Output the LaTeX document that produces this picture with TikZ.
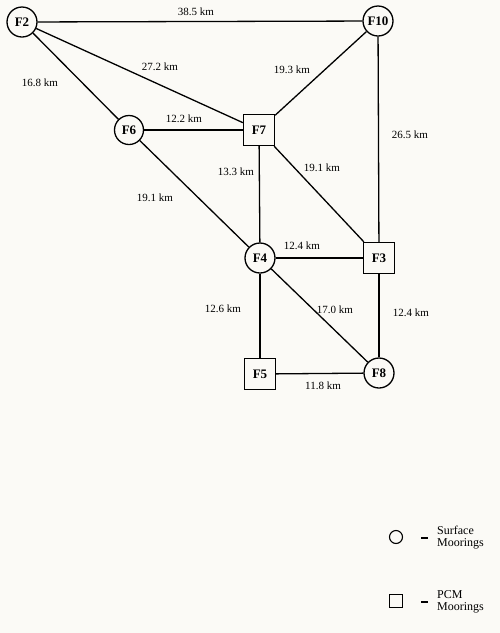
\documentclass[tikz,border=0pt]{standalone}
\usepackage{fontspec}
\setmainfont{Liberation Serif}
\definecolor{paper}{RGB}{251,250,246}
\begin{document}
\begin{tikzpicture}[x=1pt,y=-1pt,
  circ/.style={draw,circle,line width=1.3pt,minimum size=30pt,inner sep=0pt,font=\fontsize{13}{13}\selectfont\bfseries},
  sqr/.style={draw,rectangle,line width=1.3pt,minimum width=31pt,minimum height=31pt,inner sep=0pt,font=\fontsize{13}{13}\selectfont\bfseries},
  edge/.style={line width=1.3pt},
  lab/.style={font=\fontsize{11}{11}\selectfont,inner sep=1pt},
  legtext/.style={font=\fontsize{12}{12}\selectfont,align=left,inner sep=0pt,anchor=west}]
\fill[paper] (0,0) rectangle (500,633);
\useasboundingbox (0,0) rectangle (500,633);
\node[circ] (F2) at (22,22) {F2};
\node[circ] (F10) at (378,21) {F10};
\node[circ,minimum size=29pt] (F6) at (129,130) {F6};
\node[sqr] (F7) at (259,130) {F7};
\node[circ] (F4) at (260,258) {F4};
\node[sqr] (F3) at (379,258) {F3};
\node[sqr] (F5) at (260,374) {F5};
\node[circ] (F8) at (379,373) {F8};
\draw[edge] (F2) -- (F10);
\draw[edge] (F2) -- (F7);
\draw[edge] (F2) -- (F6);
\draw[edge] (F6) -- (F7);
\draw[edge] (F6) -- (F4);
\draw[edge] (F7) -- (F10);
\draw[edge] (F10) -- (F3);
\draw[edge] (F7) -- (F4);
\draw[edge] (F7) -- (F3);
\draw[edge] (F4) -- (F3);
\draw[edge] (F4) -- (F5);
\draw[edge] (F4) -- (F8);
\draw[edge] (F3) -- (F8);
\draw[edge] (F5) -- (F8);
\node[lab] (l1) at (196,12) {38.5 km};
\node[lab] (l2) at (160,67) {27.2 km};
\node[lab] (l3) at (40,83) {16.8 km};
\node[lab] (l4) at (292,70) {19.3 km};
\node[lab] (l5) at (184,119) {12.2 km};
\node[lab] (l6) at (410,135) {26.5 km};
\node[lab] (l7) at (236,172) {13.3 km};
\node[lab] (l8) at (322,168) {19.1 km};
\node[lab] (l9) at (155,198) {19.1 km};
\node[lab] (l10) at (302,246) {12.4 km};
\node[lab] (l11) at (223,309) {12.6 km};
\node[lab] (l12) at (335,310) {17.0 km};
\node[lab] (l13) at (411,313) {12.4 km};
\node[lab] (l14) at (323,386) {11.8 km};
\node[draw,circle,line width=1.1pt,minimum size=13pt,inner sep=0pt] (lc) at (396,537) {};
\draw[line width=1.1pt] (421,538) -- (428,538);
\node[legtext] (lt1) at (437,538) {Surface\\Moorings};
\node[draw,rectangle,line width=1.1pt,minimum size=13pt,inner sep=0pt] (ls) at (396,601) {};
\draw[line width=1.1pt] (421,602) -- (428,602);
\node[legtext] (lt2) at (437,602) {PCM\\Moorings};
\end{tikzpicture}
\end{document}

* What you will do
Print the whole listing above once more, word for word, without its pictures.

* Exercise response
Output the LaTeX document that produces this picture with TikZ.
\documentclass[tikz,border=0pt]{standalone}
\usepackage{fontspec}
\setmainfont{Liberation Serif}
\definecolor{paper}{RGB}{251,250,246}
\begin{document}
\begin{tikzpicture}[x=1pt,y=-1pt,
  circ/.style={draw,circle,line width=1.3pt,minimum size=30pt,inner sep=0pt,font=\fontsize{13}{13}\selectfont\bfseries},
  sqr/.style={draw,rectangle,line width=1.3pt,minimum width=31pt,minimum height=31pt,inner sep=0pt,font=\fontsize{13}{13}\selectfont\bfseries},
  edge/.style={line width=1.3pt},
  lab/.style={font=\fontsize{11}{11}\selectfont,inner sep=1pt},
  legtext/.style={font=\fontsize{12}{12}\selectfont,align=left,inner sep=0pt,anchor=west}]
\fill[paper] (0,0) rectangle (500,633);
\useasboundingbox (0,0) rectangle (500,633);
\node[circ] (F2) at (22,22) {F2};
\node[circ] (F10) at (378,21) {F10};
\node[circ,minimum size=29pt] (F6) at (129,130) {F6};
\node[sqr] (F7) at (259,130) {F7};
\node[circ] (F4) at (260,258) {F4};
\node[sqr] (F3) at (379,258) {F3};
\node[sqr] (F5) at (260,374) {F5};
\node[circ] (F8) at (379,373) {F8};
\draw[edge] (F2) -- (F10);
\draw[edge] (F2) -- (F7);
\draw[edge] (F2) -- (F6);
\draw[edge] (F6) -- (F7);
\draw[edge] (F6) -- (F4);
\draw[edge] (F7) -- (F10);
\draw[edge] (F10) -- (F3);
\draw[edge] (F7) -- (F4);
\draw[edge] (F7) -- (F3);
\draw[edge] (F4) -- (F3);
\draw[edge] (F4) -- (F5);
\draw[edge] (F4) -- (F8);
\draw[edge] (F3) -- (F8);
\draw[edge] (F5) -- (F8);
\node[lab] (l1) at (196,12) {38.5 km};
\node[lab] (l2) at (160,67) {27.2 km};
\node[lab] (l3) at (40,83) {16.8 km};
\node[lab] (l4) at (292,70) {19.3 km};
\node[lab] (l5) at (184,119) {12.2 km};
\node[lab] (l6) at (410,135) {26.5 km};
\node[lab] (l7) at (236,172) {13.3 km};
\node[lab] (l8) at (322,168) {19.1 km};
\node[lab] (l9) at (155,198) {19.1 km};
\node[lab] (l10) at (302,246) {12.4 km};
\node[lab] (l11) at (223,309) {12.6 km};
\node[lab] (l12) at (335,310) {17.0 km};
\node[lab] (l13) at (411,313) {12.4 km};
\node[lab] (l14) at (323,386) {11.8 km};
\node[draw,circle,line width=1.1pt,minimum size=13pt,inner sep=0pt] (lc) at (396,537) {};
\draw[line width=1.1pt] (421,538) -- (428,538);
\node[legtext] (lt1) at (437,538) {Surface\\Moorings};
\node[draw,rectangle,line width=1.1pt,minimum size=13pt,inner sep=0pt] (ls) at (396,601) {};
\draw[line width=1.1pt] (421,602) -- (428,602);
\node[legtext] (lt2) at (437,602) {PCM\\Moorings};
\end{tikzpicture}
\end{document}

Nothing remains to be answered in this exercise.